** START Record extracts **

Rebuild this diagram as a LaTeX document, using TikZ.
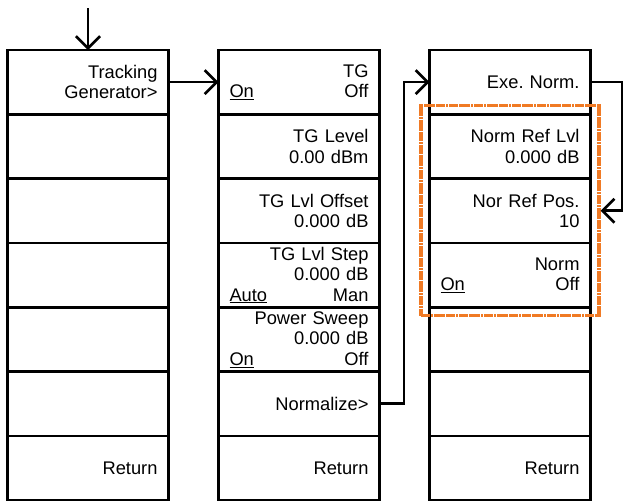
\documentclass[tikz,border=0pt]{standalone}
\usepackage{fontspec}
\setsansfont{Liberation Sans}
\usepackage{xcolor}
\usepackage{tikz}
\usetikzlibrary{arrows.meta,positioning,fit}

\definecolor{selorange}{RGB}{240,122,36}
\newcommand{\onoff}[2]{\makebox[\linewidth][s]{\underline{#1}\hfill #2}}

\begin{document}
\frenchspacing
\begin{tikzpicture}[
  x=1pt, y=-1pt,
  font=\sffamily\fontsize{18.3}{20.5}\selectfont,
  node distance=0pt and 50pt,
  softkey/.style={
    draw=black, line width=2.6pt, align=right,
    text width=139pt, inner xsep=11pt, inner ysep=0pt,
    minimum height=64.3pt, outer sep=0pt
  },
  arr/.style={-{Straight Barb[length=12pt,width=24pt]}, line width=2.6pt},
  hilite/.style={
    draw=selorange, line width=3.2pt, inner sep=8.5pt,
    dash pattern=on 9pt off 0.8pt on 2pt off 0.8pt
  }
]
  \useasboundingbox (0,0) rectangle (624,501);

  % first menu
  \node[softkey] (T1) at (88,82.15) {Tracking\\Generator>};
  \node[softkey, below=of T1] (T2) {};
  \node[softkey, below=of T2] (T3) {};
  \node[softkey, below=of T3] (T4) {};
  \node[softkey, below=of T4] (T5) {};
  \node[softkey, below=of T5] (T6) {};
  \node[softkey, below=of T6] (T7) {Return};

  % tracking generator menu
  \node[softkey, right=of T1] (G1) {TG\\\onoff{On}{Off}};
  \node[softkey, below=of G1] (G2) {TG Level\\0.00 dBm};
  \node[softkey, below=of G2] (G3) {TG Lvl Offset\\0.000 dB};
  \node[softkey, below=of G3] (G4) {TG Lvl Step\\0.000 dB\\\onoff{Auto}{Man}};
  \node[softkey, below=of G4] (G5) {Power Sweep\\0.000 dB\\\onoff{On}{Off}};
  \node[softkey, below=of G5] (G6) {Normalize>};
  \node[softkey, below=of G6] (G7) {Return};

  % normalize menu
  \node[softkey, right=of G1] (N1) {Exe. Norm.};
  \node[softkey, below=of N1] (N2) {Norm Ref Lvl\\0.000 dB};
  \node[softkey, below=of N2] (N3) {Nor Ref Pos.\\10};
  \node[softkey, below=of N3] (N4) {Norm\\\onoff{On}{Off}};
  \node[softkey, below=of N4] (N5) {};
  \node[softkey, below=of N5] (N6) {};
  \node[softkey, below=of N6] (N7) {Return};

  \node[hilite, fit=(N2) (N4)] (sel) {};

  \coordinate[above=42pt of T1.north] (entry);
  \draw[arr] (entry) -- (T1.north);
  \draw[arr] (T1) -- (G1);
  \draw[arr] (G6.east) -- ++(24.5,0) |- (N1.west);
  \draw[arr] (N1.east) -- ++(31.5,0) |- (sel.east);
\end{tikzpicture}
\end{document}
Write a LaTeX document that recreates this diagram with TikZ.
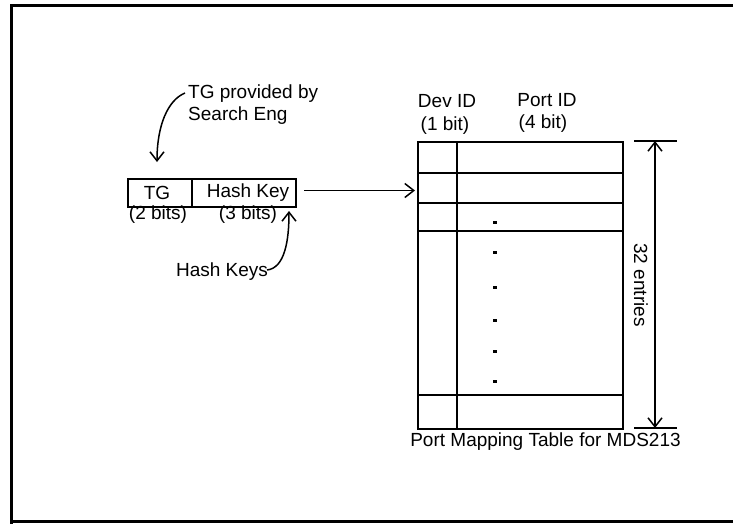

** END Record extracts **

## Task to complete
Copy the data word for word. Pictures do not go in the copy.

## Full answer
Rebuild this diagram as a LaTeX document, using TikZ.
\documentclass[tikz,border=0pt]{standalone}
\usepackage{fontspec}
\setsansfont{Liberation Sans}
\usepackage{xcolor}
\usepackage{tikz}
\usetikzlibrary{arrows.meta,positioning,fit}

\definecolor{selorange}{RGB}{240,122,36}
\newcommand{\onoff}[2]{\makebox[\linewidth][s]{\underline{#1}\hfill #2}}

\begin{document}
\frenchspacing
\begin{tikzpicture}[
  x=1pt, y=-1pt,
  font=\sffamily\fontsize{18.3}{20.5}\selectfont,
  node distance=0pt and 50pt,
  softkey/.style={
    draw=black, line width=2.6pt, align=right,
    text width=139pt, inner xsep=11pt, inner ysep=0pt,
    minimum height=64.3pt, outer sep=0pt
  },
  arr/.style={-{Straight Barb[length=12pt,width=24pt]}, line width=2.6pt},
  hilite/.style={
    draw=selorange, line width=3.2pt, inner sep=8.5pt,
    dash pattern=on 9pt off 0.8pt on 2pt off 0.8pt
  }
]
  \useasboundingbox (0,0) rectangle (624,501);

  % first menu
  \node[softkey] (T1) at (88,82.15) {Tracking\\Generator>};
  \node[softkey, below=of T1] (T2) {};
  \node[softkey, below=of T2] (T3) {};
  \node[softkey, below=of T3] (T4) {};
  \node[softkey, below=of T4] (T5) {};
  \node[softkey, below=of T5] (T6) {};
  \node[softkey, below=of T6] (T7) {Return};

  % tracking generator menu
  \node[softkey, right=of T1] (G1) {TG\\\onoff{On}{Off}};
  \node[softkey, below=of G1] (G2) {TG Level\\0.00 dBm};
  \node[softkey, below=of G2] (G3) {TG Lvl Offset\\0.000 dB};
  \node[softkey, below=of G3] (G4) {TG Lvl Step\\0.000 dB\\\onoff{Auto}{Man}};
  \node[softkey, below=of G4] (G5) {Power Sweep\\0.000 dB\\\onoff{On}{Off}};
  \node[softkey, below=of G5] (G6) {Normalize>};
  \node[softkey, below=of G6] (G7) {Return};

  % normalize menu
  \node[softkey, right=of G1] (N1) {Exe. Norm.};
  \node[softkey, below=of N1] (N2) {Norm Ref Lvl\\0.000 dB};
  \node[softkey, below=of N2] (N3) {Nor Ref Pos.\\10};
  \node[softkey, below=of N3] (N4) {Norm\\\onoff{On}{Off}};
  \node[softkey, below=of N4] (N5) {};
  \node[softkey, below=of N5] (N6) {};
  \node[softkey, below=of N6] (N7) {Return};

  \node[hilite, fit=(N2) (N4)] (sel) {};

  \coordinate[above=42pt of T1.north] (entry);
  \draw[arr] (entry) -- (T1.north);
  \draw[arr] (T1) -- (G1);
  \draw[arr] (G6.east) -- ++(24.5,0) |- (N1.west);
  \draw[arr] (N1.east) -- ++(31.5,0) |- (sel.east);
\end{tikzpicture}
\end{document}
Write a LaTeX document that recreates this diagram with TikZ.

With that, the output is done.